== Source excerpt ==

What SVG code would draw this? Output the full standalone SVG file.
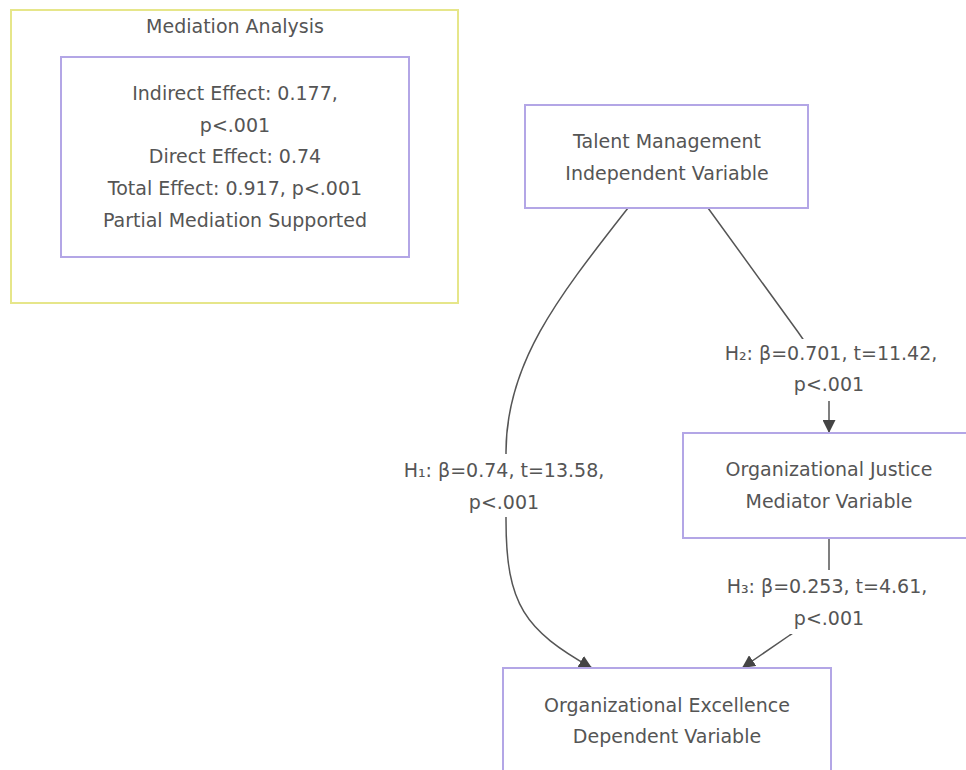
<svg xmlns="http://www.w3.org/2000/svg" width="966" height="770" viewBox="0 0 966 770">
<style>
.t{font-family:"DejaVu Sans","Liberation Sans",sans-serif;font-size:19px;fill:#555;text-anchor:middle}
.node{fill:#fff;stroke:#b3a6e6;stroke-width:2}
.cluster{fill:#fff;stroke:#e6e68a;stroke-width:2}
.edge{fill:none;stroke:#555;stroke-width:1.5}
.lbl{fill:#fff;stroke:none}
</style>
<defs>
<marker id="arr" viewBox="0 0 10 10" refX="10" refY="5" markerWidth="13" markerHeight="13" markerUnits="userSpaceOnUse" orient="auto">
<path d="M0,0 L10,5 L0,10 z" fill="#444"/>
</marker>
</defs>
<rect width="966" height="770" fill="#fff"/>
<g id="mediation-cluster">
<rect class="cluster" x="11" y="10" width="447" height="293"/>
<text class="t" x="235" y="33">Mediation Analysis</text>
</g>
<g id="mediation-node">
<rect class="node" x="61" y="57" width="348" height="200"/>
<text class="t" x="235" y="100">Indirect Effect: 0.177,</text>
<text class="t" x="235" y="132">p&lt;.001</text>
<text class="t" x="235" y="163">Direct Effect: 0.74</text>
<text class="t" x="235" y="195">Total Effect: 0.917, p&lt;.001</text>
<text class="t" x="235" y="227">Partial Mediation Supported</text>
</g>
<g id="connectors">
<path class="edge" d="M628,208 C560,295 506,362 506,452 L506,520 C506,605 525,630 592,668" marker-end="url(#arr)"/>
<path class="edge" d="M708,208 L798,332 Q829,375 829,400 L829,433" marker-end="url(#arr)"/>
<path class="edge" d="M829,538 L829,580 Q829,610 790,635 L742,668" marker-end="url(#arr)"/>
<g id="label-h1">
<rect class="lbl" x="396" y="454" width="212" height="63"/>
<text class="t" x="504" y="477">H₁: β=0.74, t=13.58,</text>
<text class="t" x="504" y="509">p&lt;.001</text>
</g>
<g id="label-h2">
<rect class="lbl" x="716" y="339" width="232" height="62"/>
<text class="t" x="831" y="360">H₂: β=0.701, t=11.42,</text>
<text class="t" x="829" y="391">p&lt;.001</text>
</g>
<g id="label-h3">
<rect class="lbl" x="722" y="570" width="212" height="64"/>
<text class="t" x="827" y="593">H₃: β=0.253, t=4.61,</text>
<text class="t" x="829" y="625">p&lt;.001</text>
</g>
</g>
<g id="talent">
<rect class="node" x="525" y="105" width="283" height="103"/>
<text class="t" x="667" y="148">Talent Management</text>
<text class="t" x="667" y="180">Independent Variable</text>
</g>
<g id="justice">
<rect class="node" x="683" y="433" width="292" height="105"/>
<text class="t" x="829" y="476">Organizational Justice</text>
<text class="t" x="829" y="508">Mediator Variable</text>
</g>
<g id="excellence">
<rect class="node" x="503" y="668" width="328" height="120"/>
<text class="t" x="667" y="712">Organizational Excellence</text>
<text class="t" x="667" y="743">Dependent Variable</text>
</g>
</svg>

== What the task asks ==
Reproduce every line of the material precisely, omitting its pictures.

== Answer to this task ==
What SVG code would draw this? Output the full standalone SVG file.
<svg xmlns="http://www.w3.org/2000/svg" width="966" height="770" viewBox="0 0 966 770">
<style>
.t{font-family:"DejaVu Sans","Liberation Sans",sans-serif;font-size:19px;fill:#555;text-anchor:middle}
.node{fill:#fff;stroke:#b3a6e6;stroke-width:2}
.cluster{fill:#fff;stroke:#e6e68a;stroke-width:2}
.edge{fill:none;stroke:#555;stroke-width:1.5}
.lbl{fill:#fff;stroke:none}
</style>
<defs>
<marker id="arr" viewBox="0 0 10 10" refX="10" refY="5" markerWidth="13" markerHeight="13" markerUnits="userSpaceOnUse" orient="auto">
<path d="M0,0 L10,5 L0,10 z" fill="#444"/>
</marker>
</defs>
<rect width="966" height="770" fill="#fff"/>
<g id="mediation-cluster">
<rect class="cluster" x="11" y="10" width="447" height="293"/>
<text class="t" x="235" y="33">Mediation Analysis</text>
</g>
<g id="mediation-node">
<rect class="node" x="61" y="57" width="348" height="200"/>
<text class="t" x="235" y="100">Indirect Effect: 0.177,</text>
<text class="t" x="235" y="132">p&lt;.001</text>
<text class="t" x="235" y="163">Direct Effect: 0.74</text>
<text class="t" x="235" y="195">Total Effect: 0.917, p&lt;.001</text>
<text class="t" x="235" y="227">Partial Mediation Supported</text>
</g>
<g id="connectors">
<path class="edge" d="M628,208 C560,295 506,362 506,452 L506,520 C506,605 525,630 592,668" marker-end="url(#arr)"/>
<path class="edge" d="M708,208 L798,332 Q829,375 829,400 L829,433" marker-end="url(#arr)"/>
<path class="edge" d="M829,538 L829,580 Q829,610 790,635 L742,668" marker-end="url(#arr)"/>
<g id="label-h1">
<rect class="lbl" x="396" y="454" width="212" height="63"/>
<text class="t" x="504" y="477">H₁: β=0.74, t=13.58,</text>
<text class="t" x="504" y="509">p&lt;.001</text>
</g>
<g id="label-h2">
<rect class="lbl" x="716" y="339" width="232" height="62"/>
<text class="t" x="831" y="360">H₂: β=0.701, t=11.42,</text>
<text class="t" x="829" y="391">p&lt;.001</text>
</g>
<g id="label-h3">
<rect class="lbl" x="722" y="570" width="212" height="64"/>
<text class="t" x="827" y="593">H₃: β=0.253, t=4.61,</text>
<text class="t" x="829" y="625">p&lt;.001</text>
</g>
</g>
<g id="talent">
<rect class="node" x="525" y="105" width="283" height="103"/>
<text class="t" x="667" y="148">Talent Management</text>
<text class="t" x="667" y="180">Independent Variable</text>
</g>
<g id="justice">
<rect class="node" x="683" y="433" width="292" height="105"/>
<text class="t" x="829" y="476">Organizational Justice</text>
<text class="t" x="829" y="508">Mediator Variable</text>
</g>
<g id="excellence">
<rect class="node" x="503" y="668" width="328" height="120"/>
<text class="t" x="667" y="712">Organizational Excellence</text>
<text class="t" x="667" y="743">Dependent Variable</text>
</g>
</svg>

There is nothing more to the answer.